All models in Modelon Impact are industry-tested for years and include documentation with almost all Modelica code visible for users to understand the models and verify the correctness of the implementations.
Another area of research driven both by efforts to maximize efficiency and legislative regulation is the effect of working fluid selection. Fluid properties for refrigerants like R1234yf, R134a, or CO2 are readily available, and more fluids can be added.
EVs bring another new requirement to the air conditioning cycle, the thermal management of the batteries, again consuming energy and affecting range. Modelon Impact’s Air Conditioning Library can be conveniently combined with other Modelon libraries for integrated thermal management applications. For example, complex cooling networks can be efficiently modeled with Modelon’s Liquid Cooling Library and combined with vapor cycle systems. Figure 3 below shows a refrigerant cycle modeled in Modelon’s Air Conditioning Library, combined with a battery cooling circuit modeled in Modelon’s Liquid Cooling Library, where the battery temperature is used as a control signal for the compressor.
Air Conditioning Performance Simulations in Modelon Impact
Once a baseline of the physical model is built, we can simulate the behavior under dynamic conditions to figure out the energy consumption. The result of such a simulation is shown below in Figure 4. Other boundary conditions frequently used are standardized drive cycles like WLTP.
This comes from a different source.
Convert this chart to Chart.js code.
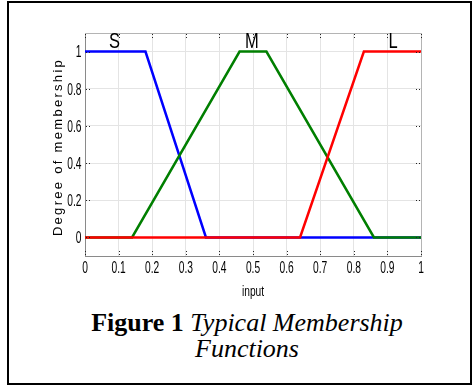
<!DOCTYPE html>
<html>
<head>
<meta charset="utf-8">
<script src="https://cdn.jsdelivr.net/npm/chart.js@4.4.0/dist/chart.umd.min.js"></script>
<style>
  body { margin: 0; background: #fff; overflow: hidden; }
  #frame {
    position: absolute; left: 7px; top: 1px; width: 461px; height: 380px;
    border: 2px solid #000;
  }
  #plot { position: absolute; left: 0; top: 0; }
  #caption {
    position: absolute; left: 10px; top: 310px; width: 474px;
    text-align: center; font-family: "Liberation Serif", "Times New Roman", serif;
    font-size: 26px; line-height: 26px; color: #000; white-space: nowrap;
  }
  #caption i { font-style: italic; }
</style>
</head>
<body>
<div id="frame"></div>
<canvas id="plot" width="476" height="305"></canvas>
<div id="caption"><b>Figure 1</b> <i>Typical Membership<br>Functions</i></div>
<script>
// membership function breakpoints
const sInput = [0, 0.18, 0.36, 1];
const sDegree = [1, 1, 0, 0];
const mInput = [0, 0.14, 0.46, 0.54, 0.86, 1];
const mDegree = [0, 0, 1, 1, 0, 0];
const lInput = [0, 0.64, 0.83, 1];
const lDegree = [0, 0, 1, 1];

const setNames = ['S', 'M', 'L'];
const xTicks = [0, 0.1, 0.2, 0.3, 0.4, 0.5, 0.6, 0.7, 0.8, 0.9, 1];
const yTicks = [0, 0.2, 0.4, 0.6, 0.8, 1];

const sans = '"Liberation Sans", Arial, sans-serif';

function toPoints(xs, ys) {
  return xs.map((x, i) => ({ x: x, y: ys[i] }));
}

// squeezed text, the figure uses a tall narrow face
function narrowText(ctx, text, x, y, size, sx, align) {
  ctx.save();
  ctx.translate(x, y);
  ctx.scale(sx, 1);
  ctx.font = size + 'px ' + sans;
  ctx.textAlign = align;
  ctx.textBaseline = 'middle';
  ctx.fillText(text, 0, 0);
  ctx.restore();
}

// box, inward ticks, tick labels, set names and axis titles
const decorations = {
  id: 'decorations',
  afterDraw(chart) {
    const ctx = chart.ctx;
    const a = chart.chartArea;
    const xs = chart.scales.x, ys = chart.scales.y;
    ctx.save();
    ctx.strokeStyle = '#b4b4b4';
    ctx.lineWidth = 1;
    ctx.beginPath();
    ctx.moveTo(a.left, a.top + 0.5);
    ctx.lineTo(a.right + 0.5, a.top + 0.5);
    ctx.lineTo(a.right + 0.5, a.bottom);
    ctx.stroke();

    ctx.strokeStyle = '#222';
    ctx.setLineDash([1, 2]);
    xTicks.forEach(v => {
      const px = Math.round(xs.getPixelForValue(v)) + 0.5;
      ctx.beginPath();
      ctx.moveTo(px, a.bottom - 1); ctx.lineTo(px, a.bottom - 6);
      ctx.moveTo(px, a.top + 1); ctx.lineTo(px, a.top + 7);
      ctx.stroke();
    });
    yTicks.forEach(v => {
      const py = Math.round(ys.getPixelForValue(v)) + 0.5;
      ctx.beginPath();
      ctx.moveTo(a.left + 1, py); ctx.lineTo(a.left + 5, py);
      ctx.moveTo(a.right - 1, py); ctx.lineTo(a.right - 5, py);
      ctx.stroke();
    });
    ctx.setLineDash([]);

    ctx.fillStyle = '#000';
    xs.ticks.forEach(t => {
      narrowText(ctx, String(t.value), xs.getPixelForValue(t.value), a.bottom + 12.5, 16, 0.64, 'center');
    });
    ys.ticks.forEach(t => {
      narrowText(ctx, String(t.value), a.left - 3.5, ys.getPixelForValue(t.value) + 1.5, 16, 0.64, 'right');
    });
    narrowText(ctx, 'input', (a.left + a.right) / 2, a.bottom + 36, 15, 0.68, 'center');

    const namePos = [0.088, 0.497, 0.917];
    setNames.forEach((n, i) => {
      narrowText(ctx, n, xs.getPixelForValue(namePos[i]), ys.getPixelForValue(1.052), 22, 0.75, 'center');
    });

    ctx.translate(58, 147);
    ctx.rotate(-Math.PI / 2);
    ctx.font = '13px ' + sans;
    ctx.letterSpacing = '2.3px';
    ctx.textAlign = 'center';
    ctx.textBaseline = 'middle';
    ctx.fillText('Degree of membership', 0, 0);
    ctx.restore();
  }
};

new Chart(document.getElementById('plot'), {
  type: 'line',
  data: {
    datasets: [
      { label: setNames[0], data: toPoints(sInput, sDegree), borderColor: '#0000ff', order: 3 },
      { label: setNames[1], data: toPoints(mInput, mDegree), borderColor: '#007f00', order: 2 },
      { label: setNames[2], data: toPoints(lInput, lDegree), borderColor: '#ff0000', order: 1 }
    ]
  },
  options: {
    responsive: false,
    animation: false,
    parsing: false,
    layout: { padding: { left: 0, top: 33, right: 55, bottom: 0 } },
    elements: {
      line: { borderWidth: 2.5, tension: 0 },
      point: { radius: 0 }
    },
    plugins: {
      legend: { display: false },
      tooltip: { enabled: false }
    },
    scales: {
      x: {
        type: 'linear',
        min: 0, max: 1,
        afterBuildTicks: s => { s.ticks = xTicks.map(v => ({ value: v })); },
        afterFit: s => { s.height = 49; },
        grid: { color: '#e4e4e4', drawTicks: false },
        border: { color: '#8a8a8a', width: 1 },
        ticks: { display: false }
      },
      y: {
        type: 'linear',
        min: -0.1, max: 1.1,
        afterBuildTicks: s => { s.ticks = yTicks.map(v => ({ value: v })); },
        afterFit: s => { s.width = 85; },
        grid: { color: '#e4e4e4', drawTicks: false },
        border: { color: '#8a8a8a', width: 1 },
        ticks: { display: false }
      }
    }
  },
  plugins: [decorations]
});
</script>
</body>
</html>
By integrating the compressor power over the simulation time, we get the results of the accumulated energy consumption, in the lowest diagram of Figure 4. We can now investigate the effect of key design parameters on the compressor power or other key performance indicators, by running a parameter sweep.
In Modelon Impact, a parameter sweep is defined by using the choices operator in the parameter dialog, shown below in Figure 5 for the charge.
With more refrigerant in the cycle, evaporation and condensation temperature change, and also the required compressor power. In Figure 6 below, six different charges are simulated, and the resulting compressor power is plotted.
In addition to visualizing results as result plots or on a p,h-diagram, Modelon Impact has the concept of stickies to display key result variables directly on the canvas, shown in Figure 7. Values can be added or removed using the small eye icon in the result browser. Stickies can also be used for parameters, so a model can be prepared to exhibit key inputs and results to a user without the need to drill into detailed parameter dialogs or extensive simulation results. Different stickies can be saved as a view, using the large orange eye icon. A model prepared in this way could then be shared with colleagues or exported as a web app to run well-defined simulations and parameter variations.
Conclusion
Modelon Impact enables the modeling of complex thermal management, heat pumps, and AC systems. Engineers can quickly build variants of their system and analyze the system behavior under dynamic boundary conditions like drive cycles or ambient conditions on energy consumption. In this application example for the heating of the cabin in an electric vehicle, energy efficiency could be dramatically improved by operating the vapor compression cycle as a heat pump in winter, effectively giving much-improved range for the EV in cold ambient conditions.